• Exercise directions
Reproduce the listing word for word, leaving every picture behind.

• Raw data
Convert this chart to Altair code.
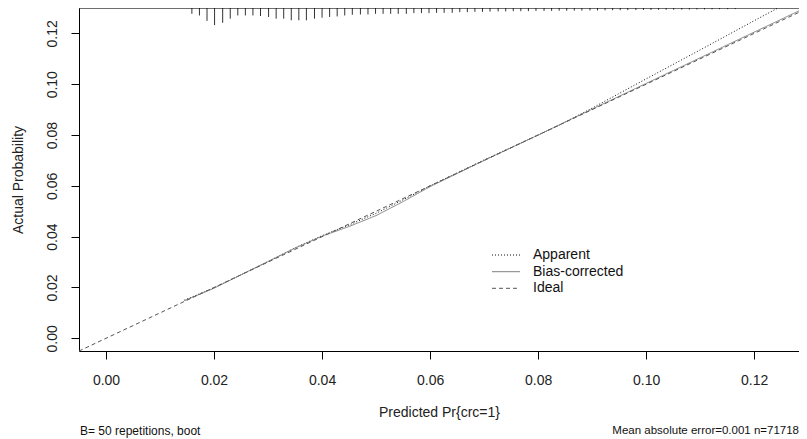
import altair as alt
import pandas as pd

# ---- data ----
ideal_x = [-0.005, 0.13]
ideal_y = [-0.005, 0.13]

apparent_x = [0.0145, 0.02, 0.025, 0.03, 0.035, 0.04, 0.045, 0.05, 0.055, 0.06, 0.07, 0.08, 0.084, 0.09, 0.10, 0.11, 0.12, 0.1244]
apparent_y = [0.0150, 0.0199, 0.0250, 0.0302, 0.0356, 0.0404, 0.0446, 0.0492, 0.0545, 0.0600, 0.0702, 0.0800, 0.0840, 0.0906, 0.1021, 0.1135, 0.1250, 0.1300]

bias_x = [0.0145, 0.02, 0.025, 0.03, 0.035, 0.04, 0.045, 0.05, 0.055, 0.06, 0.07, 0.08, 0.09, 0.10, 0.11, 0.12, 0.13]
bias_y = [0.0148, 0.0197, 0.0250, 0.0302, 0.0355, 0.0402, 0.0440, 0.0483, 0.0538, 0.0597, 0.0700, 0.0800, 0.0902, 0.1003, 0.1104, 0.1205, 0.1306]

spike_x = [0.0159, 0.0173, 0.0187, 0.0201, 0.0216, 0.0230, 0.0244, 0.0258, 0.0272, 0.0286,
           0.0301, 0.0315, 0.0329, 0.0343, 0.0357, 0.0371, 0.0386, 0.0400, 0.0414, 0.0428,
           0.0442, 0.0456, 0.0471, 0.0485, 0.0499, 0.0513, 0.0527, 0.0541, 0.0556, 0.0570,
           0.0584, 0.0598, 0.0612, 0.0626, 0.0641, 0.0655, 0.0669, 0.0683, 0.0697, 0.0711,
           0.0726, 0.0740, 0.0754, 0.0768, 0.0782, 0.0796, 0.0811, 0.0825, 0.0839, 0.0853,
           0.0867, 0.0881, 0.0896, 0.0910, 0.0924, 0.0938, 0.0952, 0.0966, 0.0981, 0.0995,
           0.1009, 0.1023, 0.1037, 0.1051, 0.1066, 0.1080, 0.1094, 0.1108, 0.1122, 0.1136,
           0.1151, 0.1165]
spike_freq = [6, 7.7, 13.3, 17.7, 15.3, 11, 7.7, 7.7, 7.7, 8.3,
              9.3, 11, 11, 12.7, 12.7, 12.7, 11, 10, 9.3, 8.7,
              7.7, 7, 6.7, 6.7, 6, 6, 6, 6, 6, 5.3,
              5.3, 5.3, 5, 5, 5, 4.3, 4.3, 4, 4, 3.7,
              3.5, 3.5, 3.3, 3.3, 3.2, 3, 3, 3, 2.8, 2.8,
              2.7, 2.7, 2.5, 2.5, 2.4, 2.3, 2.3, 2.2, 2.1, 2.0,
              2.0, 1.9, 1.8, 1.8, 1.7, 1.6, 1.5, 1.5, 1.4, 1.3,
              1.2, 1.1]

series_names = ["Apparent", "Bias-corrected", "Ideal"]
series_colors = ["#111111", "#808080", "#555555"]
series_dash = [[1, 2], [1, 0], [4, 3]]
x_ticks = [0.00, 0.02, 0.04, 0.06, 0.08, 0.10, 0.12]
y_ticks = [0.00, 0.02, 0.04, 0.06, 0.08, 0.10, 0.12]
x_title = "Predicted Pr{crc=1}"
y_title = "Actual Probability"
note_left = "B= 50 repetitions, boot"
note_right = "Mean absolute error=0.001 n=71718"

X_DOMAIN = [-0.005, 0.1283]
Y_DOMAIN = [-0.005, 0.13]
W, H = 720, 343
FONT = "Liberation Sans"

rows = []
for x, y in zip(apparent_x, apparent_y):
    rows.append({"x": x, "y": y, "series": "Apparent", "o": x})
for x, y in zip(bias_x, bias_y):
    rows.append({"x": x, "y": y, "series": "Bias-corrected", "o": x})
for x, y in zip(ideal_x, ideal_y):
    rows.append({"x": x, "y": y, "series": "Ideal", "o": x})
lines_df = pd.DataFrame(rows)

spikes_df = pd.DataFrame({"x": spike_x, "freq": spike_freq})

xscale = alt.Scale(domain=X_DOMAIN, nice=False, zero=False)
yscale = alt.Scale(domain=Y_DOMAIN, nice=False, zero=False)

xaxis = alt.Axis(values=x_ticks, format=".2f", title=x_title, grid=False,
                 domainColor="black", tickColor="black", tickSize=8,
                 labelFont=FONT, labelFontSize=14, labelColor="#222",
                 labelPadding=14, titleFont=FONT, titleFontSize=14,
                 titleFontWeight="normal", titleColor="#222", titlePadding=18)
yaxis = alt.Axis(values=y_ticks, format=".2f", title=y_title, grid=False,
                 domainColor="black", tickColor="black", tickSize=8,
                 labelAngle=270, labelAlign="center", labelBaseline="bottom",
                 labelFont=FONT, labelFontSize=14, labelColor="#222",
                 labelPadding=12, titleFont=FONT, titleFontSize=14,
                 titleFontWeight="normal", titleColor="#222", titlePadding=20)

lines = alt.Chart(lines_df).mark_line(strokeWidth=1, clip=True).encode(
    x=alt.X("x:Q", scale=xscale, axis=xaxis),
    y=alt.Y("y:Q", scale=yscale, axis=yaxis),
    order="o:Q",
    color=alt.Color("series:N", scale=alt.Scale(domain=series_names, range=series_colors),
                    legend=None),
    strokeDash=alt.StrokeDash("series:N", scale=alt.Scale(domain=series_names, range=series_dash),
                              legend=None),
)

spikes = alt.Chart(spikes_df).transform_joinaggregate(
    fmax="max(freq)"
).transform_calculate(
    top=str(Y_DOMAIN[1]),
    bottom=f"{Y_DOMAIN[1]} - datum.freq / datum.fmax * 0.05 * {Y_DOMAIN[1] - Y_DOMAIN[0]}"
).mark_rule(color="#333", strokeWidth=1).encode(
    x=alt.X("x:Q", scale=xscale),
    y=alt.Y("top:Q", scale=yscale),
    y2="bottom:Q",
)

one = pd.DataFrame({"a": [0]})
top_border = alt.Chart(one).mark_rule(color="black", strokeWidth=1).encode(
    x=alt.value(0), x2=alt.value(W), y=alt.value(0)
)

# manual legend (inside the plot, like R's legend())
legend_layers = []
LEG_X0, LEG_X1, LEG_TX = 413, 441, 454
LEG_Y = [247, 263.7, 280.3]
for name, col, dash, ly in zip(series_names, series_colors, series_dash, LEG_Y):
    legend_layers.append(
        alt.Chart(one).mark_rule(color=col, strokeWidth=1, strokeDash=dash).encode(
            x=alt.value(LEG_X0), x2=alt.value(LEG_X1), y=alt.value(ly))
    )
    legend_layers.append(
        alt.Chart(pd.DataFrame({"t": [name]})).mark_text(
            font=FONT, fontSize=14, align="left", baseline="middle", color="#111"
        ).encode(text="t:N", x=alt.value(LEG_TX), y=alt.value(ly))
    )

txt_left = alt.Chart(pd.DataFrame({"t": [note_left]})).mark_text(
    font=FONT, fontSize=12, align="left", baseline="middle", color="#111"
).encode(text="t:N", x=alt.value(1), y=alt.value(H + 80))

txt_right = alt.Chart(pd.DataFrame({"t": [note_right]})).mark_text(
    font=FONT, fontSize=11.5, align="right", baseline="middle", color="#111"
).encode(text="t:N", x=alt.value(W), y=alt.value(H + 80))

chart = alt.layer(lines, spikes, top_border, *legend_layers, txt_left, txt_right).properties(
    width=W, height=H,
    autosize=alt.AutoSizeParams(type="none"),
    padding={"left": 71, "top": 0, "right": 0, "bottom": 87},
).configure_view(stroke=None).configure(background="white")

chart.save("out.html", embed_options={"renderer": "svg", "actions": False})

• Exercise solution
Convert this chart to Altair code.
import altair as alt
import pandas as pd

# ---- data ----
ideal_x = [-0.005, 0.13]
ideal_y = [-0.005, 0.13]

apparent_x = [0.0145, 0.02, 0.025, 0.03, 0.035, 0.04, 0.045, 0.05, 0.055, 0.06, 0.07, 0.08, 0.084, 0.09, 0.10, 0.11, 0.12, 0.1244]
apparent_y = [0.0150, 0.0199, 0.0250, 0.0302, 0.0356, 0.0404, 0.0446, 0.0492, 0.0545, 0.0600, 0.0702, 0.0800, 0.0840, 0.0906, 0.1021, 0.1135, 0.1250, 0.1300]

bias_x = [0.0145, 0.02, 0.025, 0.03, 0.035, 0.04, 0.045, 0.05, 0.055, 0.06, 0.07, 0.08, 0.09, 0.10, 0.11, 0.12, 0.13]
bias_y = [0.0148, 0.0197, 0.0250, 0.0302, 0.0355, 0.0402, 0.0440, 0.0483, 0.0538, 0.0597, 0.0700, 0.0800, 0.0902, 0.1003, 0.1104, 0.1205, 0.1306]

spike_x = [0.0159, 0.0173, 0.0187, 0.0201, 0.0216, 0.0230, 0.0244, 0.0258, 0.0272, 0.0286,
           0.0301, 0.0315, 0.0329, 0.0343, 0.0357, 0.0371, 0.0386, 0.0400, 0.0414, 0.0428,
           0.0442, 0.0456, 0.0471, 0.0485, 0.0499, 0.0513, 0.0527, 0.0541, 0.0556, 0.0570,
           0.0584, 0.0598, 0.0612, 0.0626, 0.0641, 0.0655, 0.0669, 0.0683, 0.0697, 0.0711,
           0.0726, 0.0740, 0.0754, 0.0768, 0.0782, 0.0796, 0.0811, 0.0825, 0.0839, 0.0853,
           0.0867, 0.0881, 0.0896, 0.0910, 0.0924, 0.0938, 0.0952, 0.0966, 0.0981, 0.0995,
           0.1009, 0.1023, 0.1037, 0.1051, 0.1066, 0.1080, 0.1094, 0.1108, 0.1122, 0.1136,
           0.1151, 0.1165]
spike_freq = [6, 7.7, 13.3, 17.7, 15.3, 11, 7.7, 7.7, 7.7, 8.3,
              9.3, 11, 11, 12.7, 12.7, 12.7, 11, 10, 9.3, 8.7,
              7.7, 7, 6.7, 6.7, 6, 6, 6, 6, 6, 5.3,
              5.3, 5.3, 5, 5, 5, 4.3, 4.3, 4, 4, 3.7,
              3.5, 3.5, 3.3, 3.3, 3.2, 3, 3, 3, 2.8, 2.8,
              2.7, 2.7, 2.5, 2.5, 2.4, 2.3, 2.3, 2.2, 2.1, 2.0,
              2.0, 1.9, 1.8, 1.8, 1.7, 1.6, 1.5, 1.5, 1.4, 1.3,
              1.2, 1.1]

series_names = ["Apparent", "Bias-corrected", "Ideal"]
series_colors = ["#111111", "#808080", "#555555"]
series_dash = [[1, 2], [1, 0], [4, 3]]
x_ticks = [0.00, 0.02, 0.04, 0.06, 0.08, 0.10, 0.12]
y_ticks = [0.00, 0.02, 0.04, 0.06, 0.08, 0.10, 0.12]
x_title = "Predicted Pr{crc=1}"
y_title = "Actual Probability"
note_left = "B= 50 repetitions, boot"
note_right = "Mean absolute error=0.001 n=71718"

X_DOMAIN = [-0.005, 0.1283]
Y_DOMAIN = [-0.005, 0.13]
W, H = 720, 343
FONT = "Liberation Sans"

rows = []
for x, y in zip(apparent_x, apparent_y):
    rows.append({"x": x, "y": y, "series": "Apparent", "o": x})
for x, y in zip(bias_x, bias_y):
    rows.append({"x": x, "y": y, "series": "Bias-corrected", "o": x})
for x, y in zip(ideal_x, ideal_y):
    rows.append({"x": x, "y": y, "series": "Ideal", "o": x})
lines_df = pd.DataFrame(rows)

spikes_df = pd.DataFrame({"x": spike_x, "freq": spike_freq})

xscale = alt.Scale(domain=X_DOMAIN, nice=False, zero=False)
yscale = alt.Scale(domain=Y_DOMAIN, nice=False, zero=False)

xaxis = alt.Axis(values=x_ticks, format=".2f", title=x_title, grid=False,
                 domainColor="black", tickColor="black", tickSize=8,
                 labelFont=FONT, labelFontSize=14, labelColor="#222",
                 labelPadding=14, titleFont=FONT, titleFontSize=14,
                 titleFontWeight="normal", titleColor="#222", titlePadding=18)
yaxis = alt.Axis(values=y_ticks, format=".2f", title=y_title, grid=False,
                 domainColor="black", tickColor="black", tickSize=8,
                 labelAngle=270, labelAlign="center", labelBaseline="bottom",
                 labelFont=FONT, labelFontSize=14, labelColor="#222",
                 labelPadding=12, titleFont=FONT, titleFontSize=14,
                 titleFontWeight="normal", titleColor="#222", titlePadding=20)

lines = alt.Chart(lines_df).mark_line(strokeWidth=1, clip=True).encode(
    x=alt.X("x:Q", scale=xscale, axis=xaxis),
    y=alt.Y("y:Q", scale=yscale, axis=yaxis),
    order="o:Q",
    color=alt.Color("series:N", scale=alt.Scale(domain=series_names, range=series_colors),
                    legend=None),
    strokeDash=alt.StrokeDash("series:N", scale=alt.Scale(domain=series_names, range=series_dash),
                              legend=None),
)

spikes = alt.Chart(spikes_df).transform_joinaggregate(
    fmax="max(freq)"
).transform_calculate(
    top=str(Y_DOMAIN[1]),
    bottom=f"{Y_DOMAIN[1]} - datum.freq / datum.fmax * 0.05 * {Y_DOMAIN[1] - Y_DOMAIN[0]}"
).mark_rule(color="#333", strokeWidth=1).encode(
    x=alt.X("x:Q", scale=xscale),
    y=alt.Y("top:Q", scale=yscale),
    y2="bottom:Q",
)

one = pd.DataFrame({"a": [0]})
top_border = alt.Chart(one).mark_rule(color="black", strokeWidth=1).encode(
    x=alt.value(0), x2=alt.value(W), y=alt.value(0)
)

# manual legend (inside the plot, like R's legend())
legend_layers = []
LEG_X0, LEG_X1, LEG_TX = 413, 441, 454
LEG_Y = [247, 263.7, 280.3]
for name, col, dash, ly in zip(series_names, series_colors, series_dash, LEG_Y):
    legend_layers.append(
        alt.Chart(one).mark_rule(color=col, strokeWidth=1, strokeDash=dash).encode(
            x=alt.value(LEG_X0), x2=alt.value(LEG_X1), y=alt.value(ly))
    )
    legend_layers.append(
        alt.Chart(pd.DataFrame({"t": [name]})).mark_text(
            font=FONT, fontSize=14, align="left", baseline="middle", color="#111"
        ).encode(text="t:N", x=alt.value(LEG_TX), y=alt.value(ly))
    )

txt_left = alt.Chart(pd.DataFrame({"t": [note_left]})).mark_text(
    font=FONT, fontSize=12, align="left", baseline="middle", color="#111"
).encode(text="t:N", x=alt.value(1), y=alt.value(H + 80))

txt_right = alt.Chart(pd.DataFrame({"t": [note_right]})).mark_text(
    font=FONT, fontSize=11.5, align="right", baseline="middle", color="#111"
).encode(text="t:N", x=alt.value(W), y=alt.value(H + 80))

chart = alt.layer(lines, spikes, top_border, *legend_layers, txt_left, txt_right).properties(
    width=W, height=H,
    autosize=alt.AutoSizeParams(type="none"),
    padding={"left": 71, "top": 0, "right": 0, "bottom": 87},
).configure_view(stroke=None).configure(background="white")

chart.save("out.html", embed_options={"renderer": "svg", "actions": False})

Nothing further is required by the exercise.